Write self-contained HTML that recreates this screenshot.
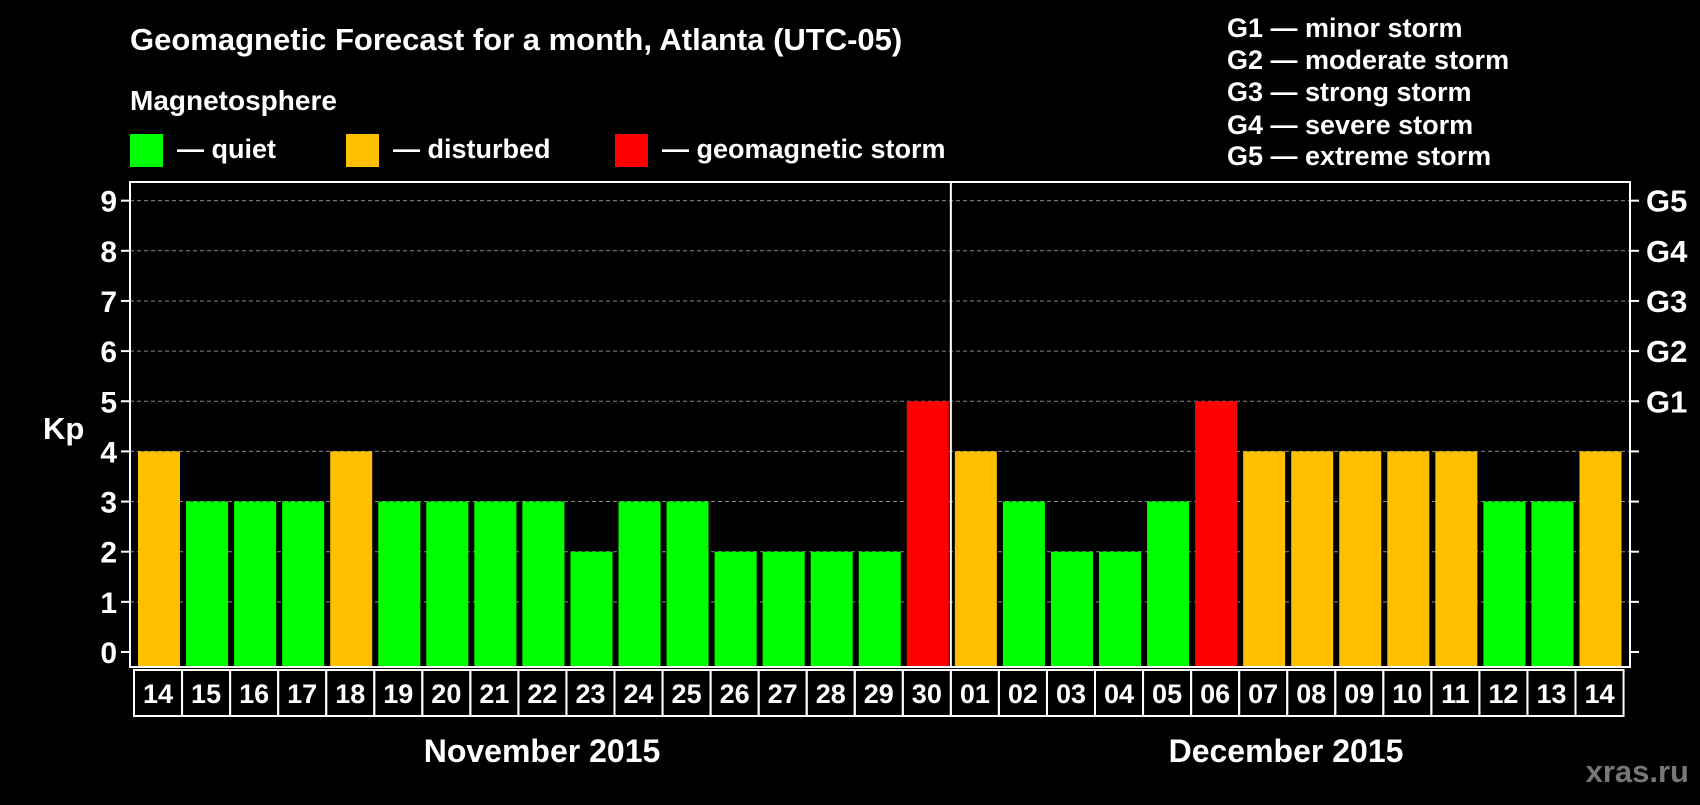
<!DOCTYPE html>
<html><head><meta charset="utf-8"><style>
body{margin:0;background:#000;width:1700px;height:800px;overflow:hidden}
svg text{font-family:"Liberation Sans",sans-serif;font-weight:bold;fill:#fff}
</style></head><body>
<svg id="chart" width="1700" height="800" xmlns="http://www.w3.org/2000/svg">
<rect width="1700" height="800" fill="#000"/>
<text x="130" y="50" font-size="31">Geomagnetic Forecast for a month, Atlanta (UTC-05)</text>
<text x="130" y="110" font-size="28">Magnetosphere</text>
<rect x="130" y="134" width="33" height="33" fill="#00ff00"/>
<text x="177" y="158" font-size="27">— quiet</text>
<rect x="346" y="134" width="33" height="33" fill="#ffc000"/>
<text x="393" y="158" font-size="27">— disturbed</text>
<rect x="615" y="134" width="33" height="33" fill="#ff0000"/>
<text x="662" y="158" font-size="27">— geomagnetic storm</text>
<g font-size="27">
<text x="1227" y="37">G1 — minor storm</text>
<text x="1227" y="69">G2 — moderate storm</text>
<text x="1227" y="101">G3 — strong storm</text>
<text x="1227" y="134">G4 — severe storm</text>
<text x="1227" y="165">G5 — extreme storm</text>
</g>
<text x="43" y="439" font-size="31">Kp</text>
<text x="542" y="762" font-size="32" text-anchor="middle">November 2015</text>
<text x="1286" y="762" font-size="32" text-anchor="middle">December 2015</text>
<text x="1689" y="782" font-size="31" text-anchor="end" style="fill:#777">xras.ru</text>
<g id="plot"></g>
</svg>
<script>
const days=["14","15","16","17","18","19","20","21","22","23","24","25","26","27","28","29","30","01","02","03","04","05","06","07","08","09","10","11","12","13","14"];
const kp=[4,3,3,3,4,3,3,3,3,2,3,3,2,2,2,2,5,4,3,2,2,3,5,4,4,4,4,4,3,3,4];
const yTicks=[0,1,2,3,4,5,6,7,8,9];
const gLabels=["G1","G2","G3","G4","G5"];
const L=130,R=1630,T=182,B=667,Y0=652,UNIT=50.15;
const n=days.length,pitch=48.05,BX0=134;
const y=v=>Y0-v*UNIT, x=i=>BX0+i*pitch;
const g=document.getElementById('plot');
const NS="http://www.w3.org/2000/svg";
function mk(t,a){const e=document.createElementNS(NS,t);for(const k in a)e.setAttribute(k,a[k]);g.appendChild(e);return e;}
yTicks.forEach(v=>{
 if(v>0){const l=mk('line',{x1:L,x2:R,y1:y(v),y2:y(v),stroke:'#888','stroke-dasharray':'4,3','stroke-width':1});
 
 }
 const t=mk('line',{x1:L-9,x2:L,y1:y(v),y2:y(v),stroke:'#fff','stroke-width':2});
 
 
 const t2=mk('line',{x1:R,x2:R+9,y1:y(v),y2:y(v),stroke:'#fff','stroke-width':2});
 
 
 const tx=mk('text',{x:L-13,y:y(v)+11,'font-size':30,'text-anchor':'end'});tx.textContent=v;
 
 
});
gLabels.forEach((s,i)=>{const tx=mk('text',{x:R+16,y:y(5+i)+11,'font-size':31});tx.textContent=s;
 
 });
kp.forEach((v,i)=>{
 const c=v>=5?'#ff0000':v>=4?'#ffc000':'#00ff00';
 const r=mk('rect',{x:x(i)+4,y:y(v),width:42,height:B-y(v),fill:c});
 
 
 const b=mk('rect',{x:x(i),y:670,width:pitch,height:46,fill:'none',stroke:'#fff','stroke-width':2});
 
 
 const tx=mk('text',{x:x(i)+pitch/2,y:703,'font-size':27,'text-anchor':'middle'});tx.textContent=days[i];
 
 
});
const fr=mk('rect',{x:L,y:T,width:R-L,height:B-T,fill:'none',stroke:'#fff','stroke-width':2});


const dv=mk('line',{x1:x(17),x2:x(17),y1:T,y2:B,stroke:'#fff','stroke-width':2});


</script>
</body></html>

* THE TASK
Restate the whole of the material word for word without the pictures.

* ANSWER TO THIS TASK
Write self-contained HTML that recreates this screenshot.
<!DOCTYPE html>
<html><head><meta charset="utf-8"><style>
body{margin:0;background:#000;width:1700px;height:800px;overflow:hidden}
svg text{font-family:"Liberation Sans",sans-serif;font-weight:bold;fill:#fff}
</style></head><body>
<svg id="chart" width="1700" height="800" xmlns="http://www.w3.org/2000/svg">
<rect width="1700" height="800" fill="#000"/>
<text x="130" y="50" font-size="31">Geomagnetic Forecast for a month, Atlanta (UTC-05)</text>
<text x="130" y="110" font-size="28">Magnetosphere</text>
<rect x="130" y="134" width="33" height="33" fill="#00ff00"/>
<text x="177" y="158" font-size="27">— quiet</text>
<rect x="346" y="134" width="33" height="33" fill="#ffc000"/>
<text x="393" y="158" font-size="27">— disturbed</text>
<rect x="615" y="134" width="33" height="33" fill="#ff0000"/>
<text x="662" y="158" font-size="27">— geomagnetic storm</text>
<g font-size="27">
<text x="1227" y="37">G1 — minor storm</text>
<text x="1227" y="69">G2 — moderate storm</text>
<text x="1227" y="101">G3 — strong storm</text>
<text x="1227" y="134">G4 — severe storm</text>
<text x="1227" y="165">G5 — extreme storm</text>
</g>
<text x="43" y="439" font-size="31">Kp</text>
<text x="542" y="762" font-size="32" text-anchor="middle">November 2015</text>
<text x="1286" y="762" font-size="32" text-anchor="middle">December 2015</text>
<text x="1689" y="782" font-size="31" text-anchor="end" style="fill:#777">xras.ru</text>
<g id="plot"></g>
</svg>
<script>
const days=["14","15","16","17","18","19","20","21","22","23","24","25","26","27","28","29","30","01","02","03","04","05","06","07","08","09","10","11","12","13","14"];
const kp=[4,3,3,3,4,3,3,3,3,2,3,3,2,2,2,2,5,4,3,2,2,3,5,4,4,4,4,4,3,3,4];
const yTicks=[0,1,2,3,4,5,6,7,8,9];
const gLabels=["G1","G2","G3","G4","G5"];
const L=130,R=1630,T=182,B=667,Y0=652,UNIT=50.15;
const n=days.length,pitch=48.05,BX0=134;
const y=v=>Y0-v*UNIT, x=i=>BX0+i*pitch;
const g=document.getElementById('plot');
const NS="http://www.w3.org/2000/svg";
function mk(t,a){const e=document.createElementNS(NS,t);for(const k in a)e.setAttribute(k,a[k]);g.appendChild(e);return e;}
yTicks.forEach(v=>{
 if(v>0){const l=mk('line',{x1:L,x2:R,y1:y(v),y2:y(v),stroke:'#888','stroke-dasharray':'4,3','stroke-width':1});
 
 }
 const t=mk('line',{x1:L-9,x2:L,y1:y(v),y2:y(v),stroke:'#fff','stroke-width':2});
 
 
 const t2=mk('line',{x1:R,x2:R+9,y1:y(v),y2:y(v),stroke:'#fff','stroke-width':2});
 
 
 const tx=mk('text',{x:L-13,y:y(v)+11,'font-size':30,'text-anchor':'end'});tx.textContent=v;
 
 
});
gLabels.forEach((s,i)=>{const tx=mk('text',{x:R+16,y:y(5+i)+11,'font-size':31});tx.textContent=s;
 
 });
kp.forEach((v,i)=>{
 const c=v>=5?'#ff0000':v>=4?'#ffc000':'#00ff00';
 const r=mk('rect',{x:x(i)+4,y:y(v),width:42,height:B-y(v),fill:c});
 
 
 const b=mk('rect',{x:x(i),y:670,width:pitch,height:46,fill:'none',stroke:'#fff','stroke-width':2});
 
 
 const tx=mk('text',{x:x(i)+pitch/2,y:703,'font-size':27,'text-anchor':'middle'});tx.textContent=days[i];
 
 
});
const fr=mk('rect',{x:L,y:T,width:R-L,height:B-T,fill:'none',stroke:'#fff','stroke-width':2});


const dv=mk('line',{x1:x(17),x2:x(17),y1:T,y2:B,stroke:'#fff','stroke-width':2});


</script>
</body></html>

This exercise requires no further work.